NEW YORK (Reuters) - News and information company Thomson Reuters Corp (N:TRI) (TO:TRI) reported higher-than-expected quarterly profit on Thursday but missed expectations on revenue and its stock opened down more than 2 percent.
A key barometer of future demand in Thomson Reuters' largest business, Financial & Risk, showed its first decline in years.
Total company revenue of $2.86 billion (2 billion pound) was slightly below Wall Street estimates of $2.89 billion. Sales rose 1 percent to $1.5 billion in Financial & Risk, which provides news and analytics to banking, investment and other professional clients and accounts for half of total company revenue.
The division showed cancellations outpacing sales for the first time in 11 quarters, an indicator of future demand. These 'net sales' were up for the third full year in a row, however.
"The big European banks, and to a lesser extent Russia and Brazil, impacted our financial business disproportionately this quarter," Chief Executive Jim Smith said in an interview, adding the company is well-positioned to help clients in an uncertain regulatory and economic environment.
The F&R unit did not see a big swing in demand, Smith told analysts on a conference call.
"In this low-growth environment, in any given quarter, one or two contracts can determine if we're above-the-line positive or below-the-line negative," he said. "There wasn't some dramatic shift."
PROFIT TOPS ESTIMATES
Net earnings were $2.24 billion, or $3.03 per share, compared with $417 million, or 53 cents a share, in the year-ago quarter.
Excluding charges and earnings from discontinued operations, the company earned 60 cents per share, 2 cents above analysts' average forecast, according to Thomson Reuters I/B/E/S.
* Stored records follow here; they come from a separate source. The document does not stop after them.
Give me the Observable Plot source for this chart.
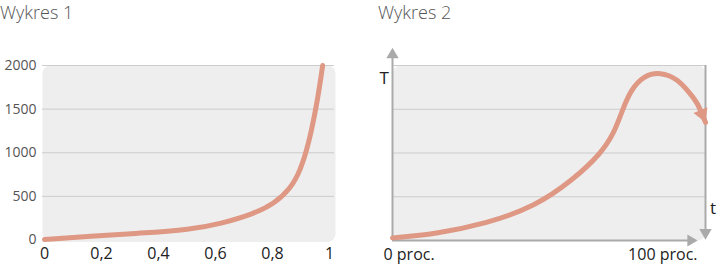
<!DOCTYPE html>
<html><head><meta charset="utf-8">
<script src="https://cdn.jsdelivr.net/npm/d3@7"></script>
<script src="https://cdn.jsdelivr.net/npm/@observablehq/plot@0.6"></script>
<style>
body{margin:0;background:#fff;}
#wrap{position:relative;width:720px;height:264px;overflow:hidden;font-family:"Open Sans",sans-serif;}
.title{position:absolute;top:0;font-size:18px;font-weight:300;color:#555;line-height:normal;}
.chart{position:absolute;top:0;}
</style></head><body>
<div id="wrap">
 <div class="chart" id="c1" style="left:0"></div>
 <div class="chart" id="c2" style="left:360px"></div>
 <div class="title" id="t1" style="left:0"></div>
 <div class="title" id="t2" style="left:378px"></div>
</div>
<script>
const titles = ["Wykres 1", "Wykres 2"];

// Chart 1
const x1Ticks = [0, 0.2, 0.4, 0.6, 0.8, 1];
const y1Ticks = [0, 500, 1000, 1500, 2000];
const curve1X = [0, 0.16, 0.337, 0.512, 0.618, 0.734, 0.805, 0.863, 0.898, 0.927, 0.951, 0.965, 0.976];
const curve1Y = [5, 44, 78, 120, 186, 300, 415, 587, 797, 1103, 1484, 1751, 2000];

// Chart 2
const x2Labels = ["0 proc.", "100 proc."];
const x2LabelPos = [0, 100];
const y2Grid = [1, 2, 3, 4];
const axisLabels = ["T", "t"];
const curve2X = [0, 13.7, 29.7, 45.7, 57.9, 66.5, 70.7, 73.4, 76.0, 80.3, 85.6, 91.0, 95.2, 97.4, 100];
const curve2Y = [0.06, 0.15, 0.38, 0.78, 1.40, 1.98, 2.44, 2.97, 3.43, 3.77, 3.85, 3.70, 3.35, 3.16, 2.70];

const FONT = "'Open Sans', sans-serif";
const CURVE = "#de9884";
const PANEL = "#eeeeef";
const GRID = "#cccccc";
const AXIS = "#aaaaaa";

document.getElementById("t1").textContent = titles[0];
document.getElementById("t2").textContent = titles[1];

const data1 = curve1X.map((x, i) => ({x, y: curve1Y[i]}));
const data2 = curve2X.map((x, i) => ({x, y: curve2Y[i]}));

const c1 = Plot.plot({
  width: 350, height: 264,
  marginLeft: 44, marginRight: 21, marginTop: 65, marginBottom: 24.5,
  x: {domain: [0, 1]},
  y: {domain: [0, 2000]},
  style: {fontFamily: FONT, background: "transparent", overflow: "visible"},
  marks: [
    Plot.frame({fill: PANEL, stroke: null, rx: 8, insetLeft: -2, insetRight: -6, insetBottom: -2}),
    Plot.ruleY(y1Ticks.filter(d => d > 0), {stroke: GRID, strokeWidth: 1, insetLeft: -2, insetRight: -5}),
    Plot.axisY({ticks: y1Ticks, tickSize: 0, tickPadding: 8, label: null, fontSize: 14, color: "#555",
      tickFormat: d => String(d)}),
    Plot.axisX({ticks: x1Ticks, tickSize: 0, tickPadding: 8, label: null, fontSize: 16, color: "#222",
      tickFormat: d => String(d).replace(".", ",")}),
    Plot.line(data1, {x: "x", y: "y", stroke: CURVE, strokeWidth: 5, curve: "basis"})
  ]
});
document.getElementById("c1").append(c1);

const last = data2[data2.length - 1];
const c2 = Plot.plot({
  width: 360, height: 264,
  marginLeft: 32, marginRight: 15, marginTop: 65, marginBottom: 24,
  x: {domain: [0, 100], axis: null},
  y: {domain: [0, 4], axis: null},
  style: {fontFamily: FONT, background: "transparent", overflow: "visible"},
  marks: [
    Plot.frame({fill: PANEL, stroke: null, rx: 8}),
    Plot.ruleY(y2Grid, {stroke: GRID, strokeWidth: 1}),
    // T axis (vertical, up arrow)
    Plot.ruleX([0], {y1: 0, y2: 4.2, stroke: AXIS, strokeWidth: 2}),
    Plot.dot([0], {x: d => d, y: 4.245, symbol: "triangle", r: 4.6, fill: AXIS, stroke: null}),
    // bottom axis (right arrow)
    Plot.ruleY([0], {x1: 0, x2: 95, stroke: AXIS, strokeWidth: 2}),
    Plot.dot([0], {x: 95.3, y: d => d, symbol: "triangle", r: 4.4, fill: AXIS, stroke: null, rotate: 90}),
    // right axis (down arrow)
    Plot.ruleX([100], {y1: 0.23, y2: 4, stroke: AXIS, strokeWidth: 2}),
    Plot.dot([100], {x: d => d, y: 0.18, symbol: "triangle", r: 4.6, fill: AXIS, stroke: null, rotate: 180}),
    Plot.text([axisLabels[0]], {frameAnchor: "top-left", dx: -13, dy: 6.5, fontSize: 17, fill: "#222"}),
    Plot.text([axisLabels[1]], {frameAnchor: "bottom-right", dx: 10.5, dy: -26.5, fontSize: 17, fill: "#222"}),
    Plot.text([x2Labels[0]], {x: x2LabelPos[0], y: 0, dx: -9, dy: 14, textAnchor: "start", fontSize: 16, fill: "#222"}),
    Plot.text([x2Labels[1]], {x: x2LabelPos[1], y: 0, dx: -8, dy: 14, textAnchor: "end", fontSize: 16, fill: "#222"}),
    Plot.line(data2, {x: "x", y: "y", stroke: CURVE, strokeWidth: 5, curve: "basis"}),
    Plot.dot([last], {x: "x", y: "y", symbol: "triangle", r: 5.6, fill: CURVE, stroke: null, rotate: 157.5, dx: -3.4, dy: -8.2})
  ]
});
document.getElementById("c2").append(c2);
</script>
</body></html>
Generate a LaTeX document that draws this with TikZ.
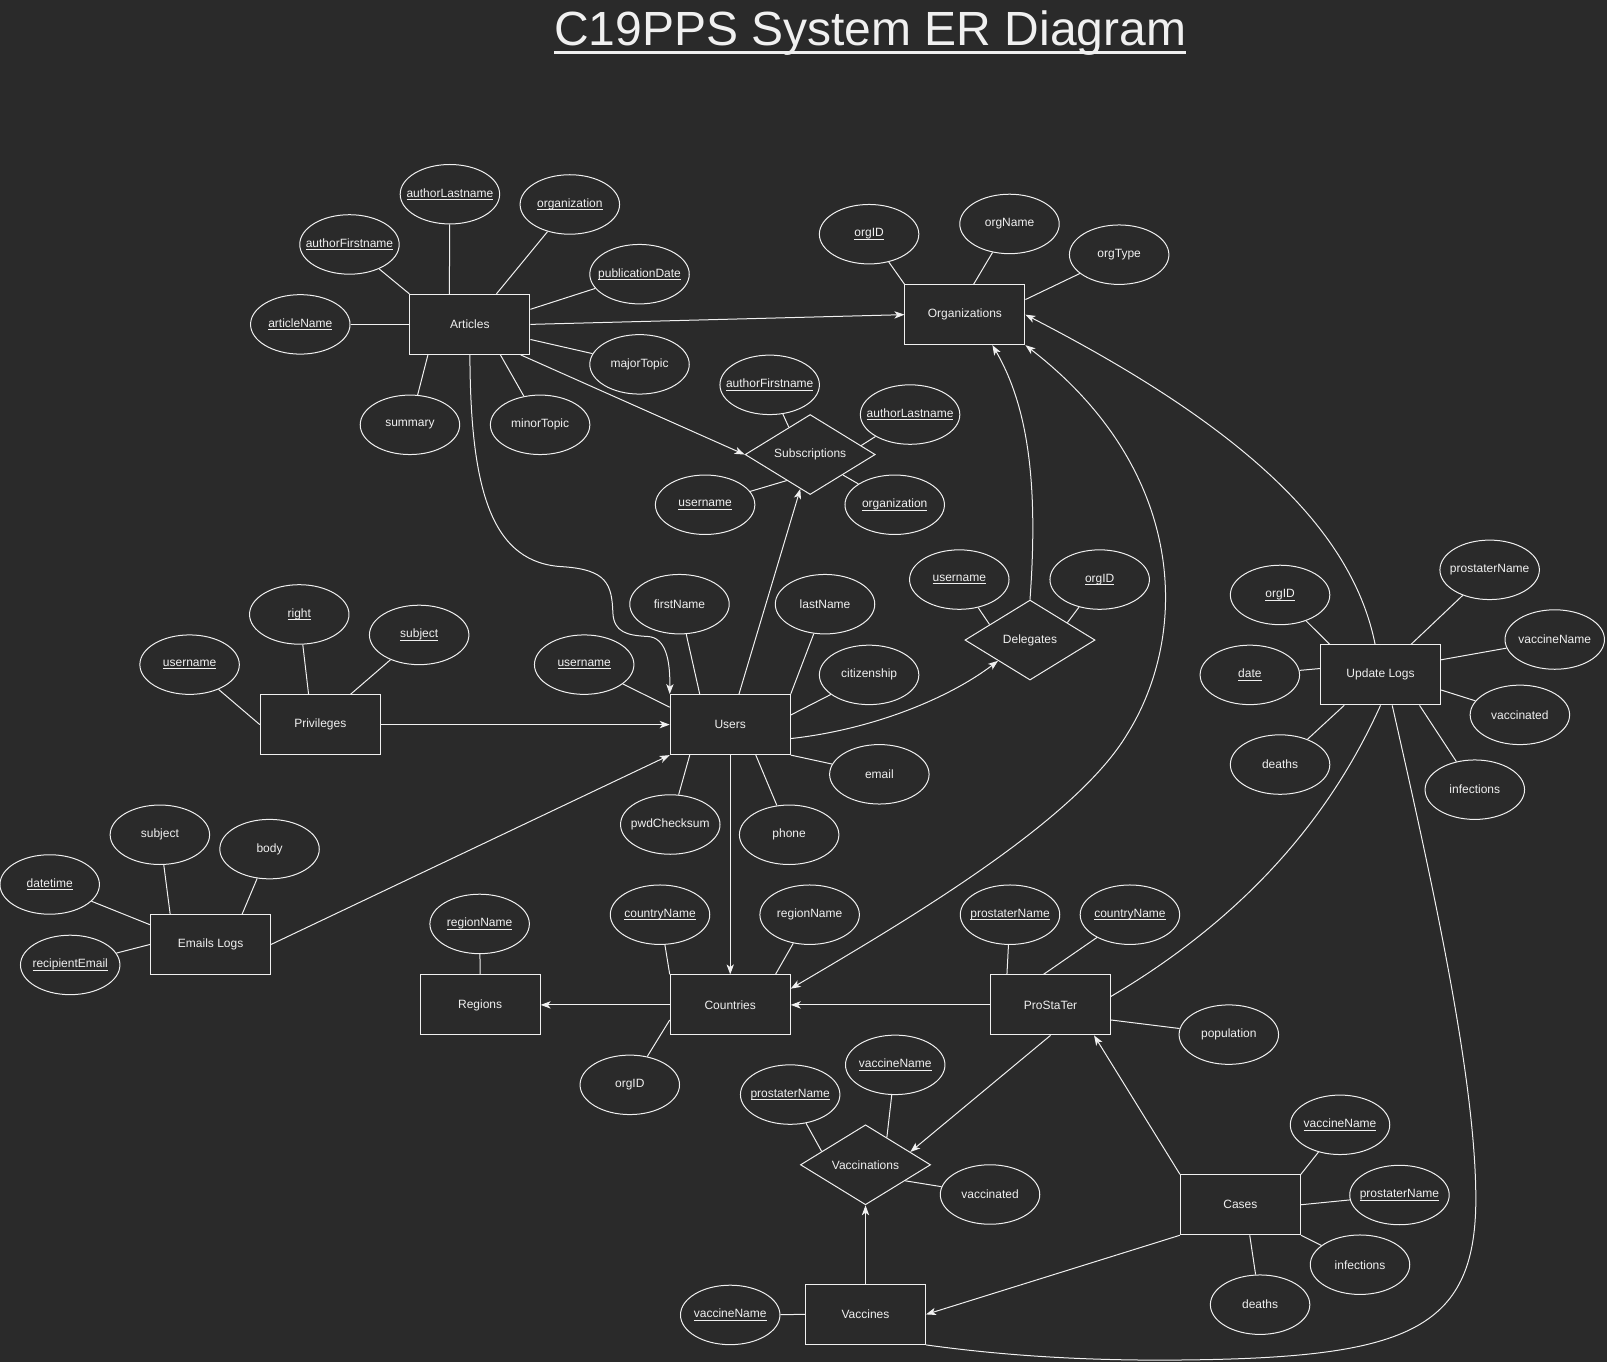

In October, the company closed its sale of its Intellectual Property & Science business for $3.55 billion, helping the quarter's bottom line.
Thomson Reuters, parent of Reuters News, competes for financial customers with Bloomberg LP and News Corp's (O:NWSA) Dow Jones unit. The Reuters News unit's sales rose 5 percent in the fourth quarter to $77 million.
Revenues at the Legal division were flat at $864 million; Tax & Accounting revenue increased 2 percent to $416 million.
Adjusted earnings and profit margins were slightly below expectations in F&R and Tax & Accounting, according to RBC Capital Markets. However, that was partly offset by lower corporate and other costs, RBC analysts said in a note to clients.
Earlier this week, the company acquired Clarient Global LLC, a platform for client and customer data, and Avox Limited, a UK-based leading supplier of legal entity data. Terms were not disclosed.
Smith said the company was open to making strategic, 'tuck-in' deals but overall M&A was not going to be a large aspect of its strategy going forward.
Thomson Reuters' board approved a 2-cent increase to its annual dividend, to $1.38 per share, and would boost its stock buyback by $1 billion.
The company said it aimed to accelerate revenue growth in 2017, forecasting a low-single digit sales increase, before currency impact. It estimated 2017 adjusted earnings per share of $2.35, in line with current Wall Street estimates.
Thomson Reuters shares were down 3.2 percent at $43.23 in early New York trading, and by a similar amount on the Toronto Stock Exchange.